1959: The early Eurocentres schools come to the attention of the Federation of Migros Cooperatives. Founder Gottlieb Duttweiler takes over and opens three new centres in Florence, Barcelona, and Cologne.
1960: Duttweiler forms an independent Foundation under the Eurocentres name, creating a number of what he terms 'European Language and Educational Centres'. The total number of students studying with the Foundation rises to 4,300.

== Initial Expansion Period: 1960–1975 ==
1960: Collaboration with France, Spain, and the USA begins.

1968: Eurocentres receives the "Statut Consultatif de la Catégorie 1" – advisory status in the field of language teaching and learning – from the Council of Europe.

1975: The number of students exceeds 20,000 per year.

== Implementation Period: 1975–1985 ==
1975: The first purpose-built school in London.

1984: Eurocentres Cambridge, the second model school for teaching adults, follows.

== Second Expansion Period: 1986–1999 ==
1986: The first purpose-built school for teaching German opens in Cologne.

1988: New center's are opened in countries outside of Europe, including the United States and Japan.

1990: Eurocentres aids in the development of the CEFR (Common European Framework of Reference for Languages) and is commended by the Council of Europe Language Policy Unit for its contributions.

1991: With the completion of a new purpose-built school in La Rochelle, there are now 3 year-round schools in France – Paris, Amboise, and La Rochelle.

1993: The "Eurocentres Scale of Language Proficiency" is put into practice. It is followed by the development of a computerised language testing system which enables teachers to generate reliable tests according to students' individual needs.

1995: The first consultancy agreements take shape in Switzerland, Spain, and Brazil.

1999: International collaboration leads to partnerships in Canada and Malta.

== Third Expansion Period: 2001–2018 ==
2002: There are now two Eurocentres schools in Canada, and further partnerships develop with schools in Malta, Australia and Spain.

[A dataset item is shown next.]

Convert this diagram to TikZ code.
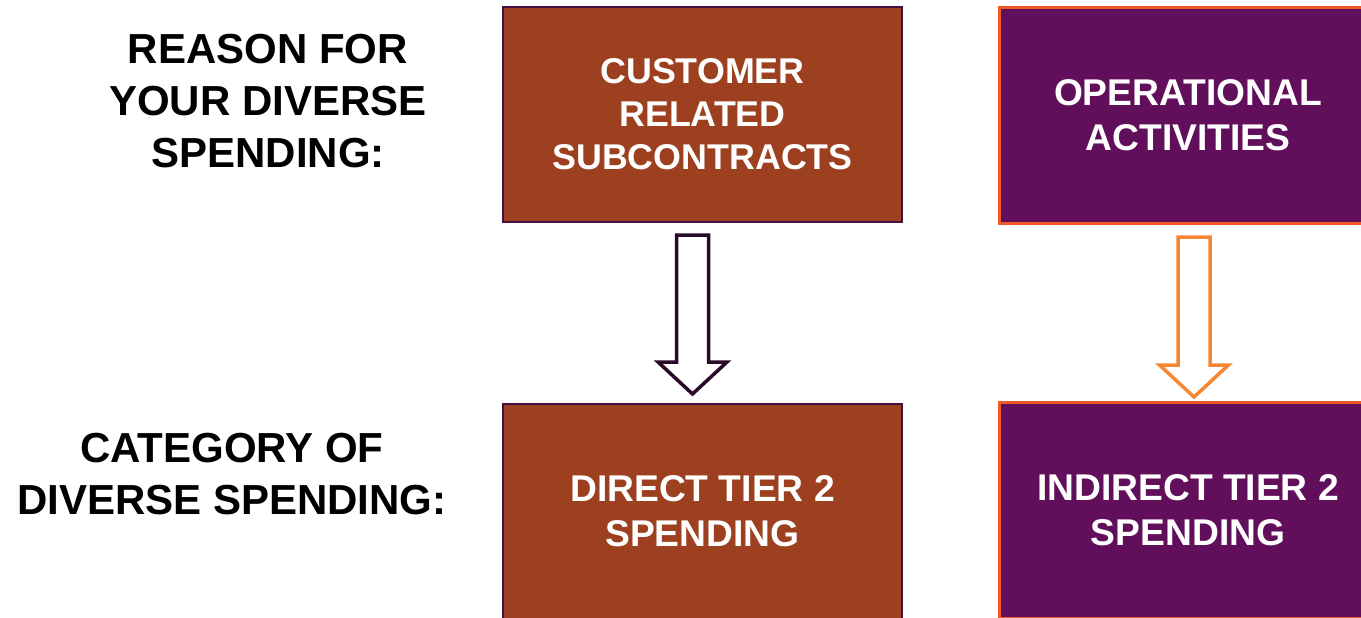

2005: There are now two Eurocentres schools across Australia and a centre opens in Auckland, New Zealand.

2006: Cape Town, South Africa, opens its own center.

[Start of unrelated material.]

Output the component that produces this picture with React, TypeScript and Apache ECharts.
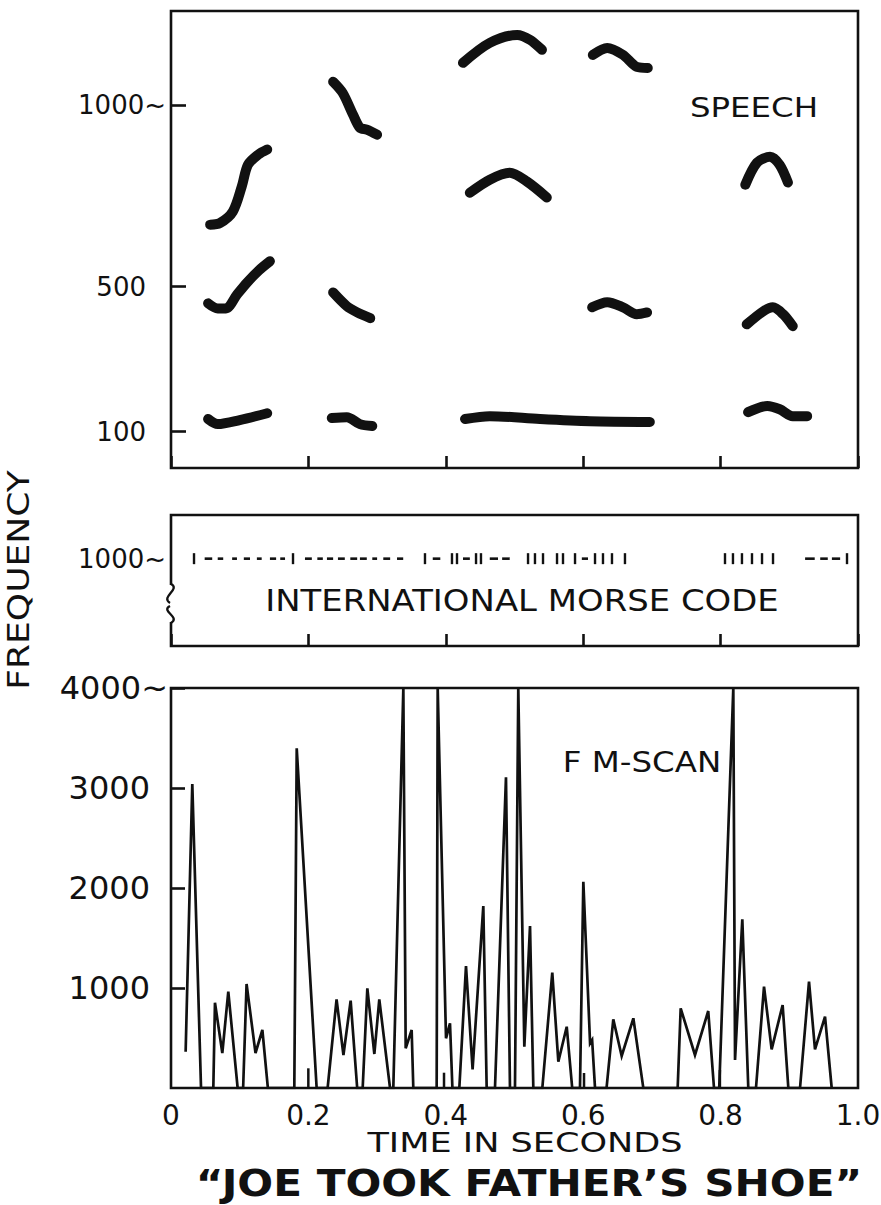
import React, { useEffect, useRef } from "react";
import * as echarts from "echarts";

const INK = "#111111";
const FONT = "DejaVu Sans";

// ---------- axes ----------
const TIME_MIN = 0;
const TIME_MAX = 1.0;
const TIME_STEP = 0.2;
const SPEECH_Y_TICKS = [100, 500, 1000];
const MORSE_Y_TICKS = [1000];
const FM_Y_TICKS = [1000, 2000, 3000, 4000];

// ---------- SPEECH formant strokes: [time s, frequency Hz] ----------
const strokeJoeF1 = [[0.054, 135], [0.068, 121], [0.1, 132], [0.14, 151]];
const strokeJoeF2 = [[0.054, 454], [0.068, 440], [0.08, 440], [0.096, 478], [0.111, 512], [0.128, 545], [0.144, 570]];
const strokeJoeF3 = [[0.057, 671], [0.071, 675], [0.09, 707], [0.103, 776], [0.112, 836], [0.127, 864], [0.14, 878]];
const strokeTookF3 = [[0.236, 1065], [0.25, 1034], [0.265, 974], [0.275, 938], [0.285, 933], [0.3, 919]];
const strokeTookF2 = [[0.236, 484], [0.256, 446], [0.271, 429], [0.29, 413]];
const strokeTookF1 = [[0.234, 138], [0.256, 140], [0.275, 121], [0.293, 116]];
const strokeFaF3 = [[0.425, 1117], [0.464, 1172], [0.504, 1194], [0.523, 1180], [0.54, 1153]];
const strokeFaF2 = [[0.435, 759], [0.464, 795], [0.493, 814], [0.518, 790], [0.547, 746]];
const strokeFaF1 = [[0.428, 135], [0.464, 143], [0.537, 135], [0.61, 129], [0.697, 127]];
const strokeTherF3 = [[0.614, 1139], [0.635, 1158], [0.658, 1139], [0.678, 1106], [0.694, 1103]];
const strokeTherF2 = [[0.613, 443], [0.635, 457], [0.658, 443], [0.678, 424], [0.693, 429]];
const strokeShoeF2 = [[0.836, 781], [0.853, 842], [0.872, 858], [0.886, 836], [0.898, 787]];
const strokeShoeF1b = [[0.838, 396], [0.862, 432], [0.876, 443], [0.891, 424], [0.905, 391]];
const strokeShoeF1 = [[0.84, 154], [0.868, 171], [0.886, 162], [0.905, 143], [0.926, 143]];

const speechStrokes = [
  strokeJoeF1, strokeJoeF2, strokeJoeF3,
  strokeTookF3, strokeTookF2, strokeTookF1,
  strokeFaF3, strokeFaF2, strokeFaF1,
  strokeTherF3, strokeTherF2,
  strokeShoeF2, strokeShoeF1b, strokeShoeF1,
];

// ---------- MORSE: dashes [start s, end s, Hz], dots [time s, Hz] ----------
const morseDashes = [
  [0.049, 0.06, 1000], [0.068, 0.076, 1000], [0.089, 0.096, 1000], [0.106, 0.115, 1000],
  [0.125, 0.132, 1000], [0.144, 0.153, 1000], [0.159, 0.166, 1000],
  [0.195, 0.205, 1000], [0.213, 0.221, 1000], [0.227, 0.236, 1000], [0.243, 0.253, 1000],
  [0.261, 0.271, 1000], [0.275, 0.285, 1000], [0.293, 0.3, 1000], [0.309, 0.319, 1000],
  [0.329, 0.338, 1000],
  [0.381, 0.392, 1000], [0.425, 0.435, 1000], [0.464, 0.476, 1000], [0.482, 0.493, 1000],
  [0.598, 0.607, 1000],
  [0.923, 0.937, 1000], [0.945, 0.956, 1000], [0.962, 0.974, 1000],
];
const morseDots = [
  [0.0335, 1000], [0.1776, 1000], [0.3697, 1000], [0.409, 1000], [0.4163, 1000],
  [0.444, 1000], [0.4512, 1000], [0.5197, 1000], [0.5298, 1000], [0.5415, 1000],
  [0.5619, 1000], [0.5706, 1000], [0.5881, 1000], [0.6172, 1000], [0.6288, 1000],
  [0.6419, 1000], [0.6608, 1000], [0.8064, 1000], [0.818, 1000], [0.8311, 1000],
  [0.8457, 1000], [0.8603, 1000], [0.8763, 1000], [0.984, 1000],
];

// ---------- FM-SCAN trace: [time s, frequency Hz] ----------
const fmScan = [
  [0.0213, 363], [0.031, 3040], [0.0437, 0],
  [0.0616, 0], [0.064, 853], [0.0747, 350], [0.0834, 963], [0.097, 0],
  [0.105, 0], [0.11, 1040], [0.123, 350], [0.133, 580], [0.141, 0],
  [0.1795, 0], [0.183, 3397], [0.212, 0],
  [0.228, 0], [0.241, 887], [0.251, 330], [0.2615, 873], [0.271, 0],
  [0.279, 0], [0.2858, 997], [0.296, 340], [0.3032, 887], [0.3188, 0],
  [0.3236, 0], [0.3382, 4000], [0.3416, 397], [0.3503, 580], [0.3527, 0],
  [0.3867, 0], [0.3882, 4000], [0.4003, 497], [0.4061, 647], [0.4096, 0],
  [0.4197, 0], [0.4294, 1220], [0.439, 187], [0.4546, 1820], [0.4595, 0],
  [0.4716, 0], [0.4876, 3107], [0.4934, 0],
  [0.5007, 0], [0.5055, 4000], [0.5143, 413], [0.5226, 1620], [0.5274, 0],
  [0.5405, 0], [0.555, 1153], [0.5638, 263], [0.576, 613], [0.584, 0],
  [0.5953, 0], [0.6002, 2063], [0.61, 447], [0.613, 480], [0.6172, 0],
  [0.634, 0], [0.6438, 687], [0.656, 320], [0.673, 697], [0.6875, 0],
  [0.7375, 0], [0.7419, 797], [0.7627, 330], [0.782, 770], [0.7904, 0],
  [0.798, 0], [0.8185, 4000], [0.821, 280], [0.8316, 1687], [0.8403, 0],
  [0.8515, 0], [0.8632, 1013], [0.8743, 387], [0.8903, 830], [0.8986, 0],
  [0.9156, 0], [0.9287, 1063], [0.9374, 387], [0.952, 713], [0.9617, 0],
];
const fmSmallSpikes = [[0.1999, 197], [0.3974, 153], [0.6012, 150], [0.799, 180]];

function tildeLabel(tilded: number, fontSize: number, pad: number) {
  return {
    formatter: (v: number) => (v === tilded ? `${v}~` : `{p|${v}}`),
    rich: { p: { padding: [0, pad, 0, 0], fontSize, fontFamily: FONT, color: INK } },
  };
}

export default function App() {
  const ref = useRef<HTMLDivElement>(null);

  useEffect(() => {
    if (!ref.current) return;
    const chart = echarts.init(ref.current, null, { renderer: "svg" });

    const grids = [
      { left: 171, top: 11, width: 687, height: 457 },
      { left: 171, top: 515, width: 687, height: 131 },
      { left: 171, top: 688, width: 687, height: 400 },
    ].map((g) => ({
      ...g,
      show: true,
      borderColor: INK,
      borderWidth: 2.6,
      backgroundColor: "transparent",
      containLabel: false,
      outerBoundsMode: "none",
    }));

    const tickStyle = { color: INK, width: 2.6 };

    const xAxes = [0, 1, 2].map((i) => ({
      type: "value",
      gridIndex: i,
      min: TIME_MIN,
      max: TIME_MAX,
      interval: TIME_STEP,
      axisLine: { show: false },
      splitLine: { show: false },
      axisTick: { show: i < 2, inside: true, length: 12, lineStyle: tickStyle },
      axisLabel:
        i === 2
          ? {
              show: true,
              margin: 13,
              fontSize: 28,
              fontFamily: FONT,
              color: INK,
              formatter: (v: number) => (v === 0 ? "0" : v.toFixed(1)),
            }
          : { show: false },
    }));

    const yAxes = [
      {
        type: "value",
        gridIndex: 0,
        min: 0,
        max: 1260,
        axisLine: { show: false },
        splitLine: { show: false },
        axisTick: { show: true, inside: true, length: 15, lineStyle: tickStyle, customValues: SPEECH_Y_TICKS },
        axisLabel: {
          show: true,
          customValues: SPEECH_Y_TICKS,
          margin: 5,
          fontSize: 26,
          fontFamily: FONT,
          color: INK,
          ...tildeLabel(1000, 26, 20),
        },
      },
      {
        type: "value",
        gridIndex: 1,
        min: 0,
        max: 1500,
        axisLine: { show: false },
        splitLine: { show: false },
        axisTick: { show: false },
        axisLabel: {
          show: true,
          customValues: MORSE_Y_TICKS,
          margin: 5,
          fontSize: 26,
          fontFamily: FONT,
          color: INK,
          formatter: (v: number) => `${v}~`,
        },
      },
      {
        type: "value",
        gridIndex: 2,
        min: 0,
        max: 4000,
        interval: 1000,
        axisLine: { show: false },
        splitLine: { show: false },
        axisTick: { show: true, inside: true, length: 14, lineStyle: tickStyle, customValues: FM_Y_TICKS },
        axisLabel: {
          show: true,
          customValues: FM_Y_TICKS,
          margin: 3,
          fontSize: 32,
          fontFamily: FONT,
          color: INK,
          ...tildeLabel(4000, 32, 18),
        },
      },
    ];

    const speechSeries = speechStrokes.map((data, k) => ({
      type: "line",
      name: `speech-${k}`,
      xAxisIndex: 0,
      yAxisIndex: 0,
      data,
      smooth: 0.3,
      showSymbol: false,
      symbol: "none",
      lineStyle: { color: INK, width: 10, cap: "round", join: "round" },
      silent: true,
    }));

    const series: any[] = [
      ...speechSeries,
      {
        type: "custom",
        name: "morse-dashes",
        xAxisIndex: 1,
        yAxisIndex: 1,
        data: morseDashes,
        encode: { x: [0, 1], y: 2 },
        renderItem: (_p: any, api: any) => {
          const a = api.coord([api.value(0), api.value(2)]);
          const b = api.coord([api.value(1), api.value(2)]);
          return {
            type: "line",
            shape: { x1: a[0], y1: a[1], x2: b[0], y2: b[1] },
            style: { stroke: INK, lineWidth: 2.6 },
          };
        },
        silent: true,
      },
      {
        type: "custom",
        name: "morse-dots",
        xAxisIndex: 1,
        yAxisIndex: 1,
        data: morseDots,
        encode: { x: 0, y: 1 },
        renderItem: (_p: any, api: any) => {
          const p = api.coord([api.value(0), api.value(1)]);
          return {
            type: "line",
            shape: { x1: p[0], y1: p[1] - 5.5, x2: p[0], y2: p[1] + 5.5 },
            style: { stroke: INK, lineWidth: 2.4 },
          };
        },
        silent: true,
      },
      {
        type: "line",
        name: "fm-scan",
        xAxisIndex: 2,
        yAxisIndex: 2,
        data: fmScan,
        showSymbol: false,
        symbol: "none",
        lineStyle: { color: INK, width: 2.7, join: "miter" },
        silent: true,
      },
      {
        type: "bar",
        name: "fm-spikes",
        xAxisIndex: 2,
        yAxisIndex: 2,
        data: fmSmallSpikes,
        barWidth: 2.5,
        itemStyle: { color: INK },
        silent: true,
      },
    ];

    const txt = (
      text: string,
      x: number,
      y: number,
      fontSize: number,
      scaleX = 1,
      extra: any = {}
    ) => ({
      type: "text",
      x,
      y,
      scaleX,
      silent: true,
      ...extra,
      style: {
        text,
        fill: INK,
        fontSize,
        fontFamily: FONT,
        fontWeight: extra.bold ? "bold" : "normal",
        align: "center",
        verticalAlign: "middle",
        textAlign: "center",
        textVerticalAlign: "middle",
      },
    });

    const graphic: any[] = [
      txt("SPEECH", 754, 107, 27, 1.2),
      txt("INTERNATIONAL MORSE CODE", 522, 601, 30, 1.13),
      txt("F M-SCAN", 642, 762, 29, 1.12),
      txt("FREQUENCY", 19, 580, 30, 1.2, { rotation: Math.PI / 2 }),
      txt("TIME IN SECONDS", 525, 1143, 27, 1.3),
      txt("\u201CJOE TOOK FATHER\u2019S SHOE\u201D", 529, 1183, 38, 1.11, { bold: true }),
      // axis break on the Morse panel's left edge
      { type: "rect", shape: { x: 165, y: 585, width: 12, height: 37 }, style: { fill: "#fff" }, silent: true },
      {
        type: "bezierCurve",
        shape: { x1: 171, y1: 584, cpx1: 181, cpy1: 589, cpx2: 160, cpy2: 597, x2: 170, y2: 603 },
        style: { stroke: INK, lineWidth: 2.3, fill: null },
        silent: true,
      },
      {
        type: "bezierCurve",
        shape: { x1: 170, y1: 606, cpx1: 160, cpy1: 611, cpx2: 181, cpy2: 617, x2: 171, y2: 623 },
        style: { stroke: INK, lineWidth: 2.3, fill: null },
        silent: true,
      },
    ];

    chart.setOption({
      animation: false,
      backgroundColor: "#ffffff",
      textStyle: { fontFamily: FONT, color: INK },
      grid: grids,
      xAxis: xAxes,
      yAxis: yAxes,
      series,
      graphic,
    });

    return () => chart.dispose();
  }, []);

  return (
    <div
      ref={ref}
      style={{ position: "absolute", left: 0, top: 0, width: 881, height: 1205, background: "#fff" }}
    />
  );
}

2007: A new school for teaching German opens in Berlin.

2008: The Eurocentres school network in Australia is completed with the opening of Eurocentres Sydney.

2018: All Eurocentres' English and French activities, including schools in the UK, France, a franchise network, and teaching provisions across the world have been acquired by German firm Education & Career group. he said.

== Acquisition and Rebrand ==
Following a period of financial difficult exacerbated by the global pandemic of 2020, Eurocentres was acquired by Bayswater Education. Eurocentres London was merged with Bayswater's London premises. Centres in Brighton, Bournemouth, Cambridge, Paris and Cape Town were also rescued. Eurocentres Cambridge closed in March 2023. All remaining Eurocentres schools now trade under the Bayswater brand name.

==Schools==
Eurocentres offered languages schools in the UK and Ireland (London, Bournemouth, Brighton, Cambridge, Dublin and Galway); Australia (Cairns); Canada (Toronto, Lunenburg and Vancouver); United States (San Diego); France (Paris and La Rochelle), South Africa (Cape Town); Malta (Pembroke); Australia (Perth, Sydney, Brisbane and Melbourne); New Zealand (Auckland)); United States (Alexandria, New York and East Lansing); Malta (Sliema); France (Amboise); Switzerland (Lausanne); Spain (Barcelona, Valencia and Marbella); Germany (Berlin); Italy (Florence); Japan (Yokohama-Kanazawa); China (Beijing); Turkey (Istanbul) and Russia (Moscow and Saint Petersburg); .

==Courses==
Eurocentres offered a variety of language courses from general language instruction, exam preparation (IELTS, Cambridge FCE, Cambridge CAE, Cambridge CPE, TOEFL, DELF, DALF), to Business and Language instruction, work and study programs, and culture courses.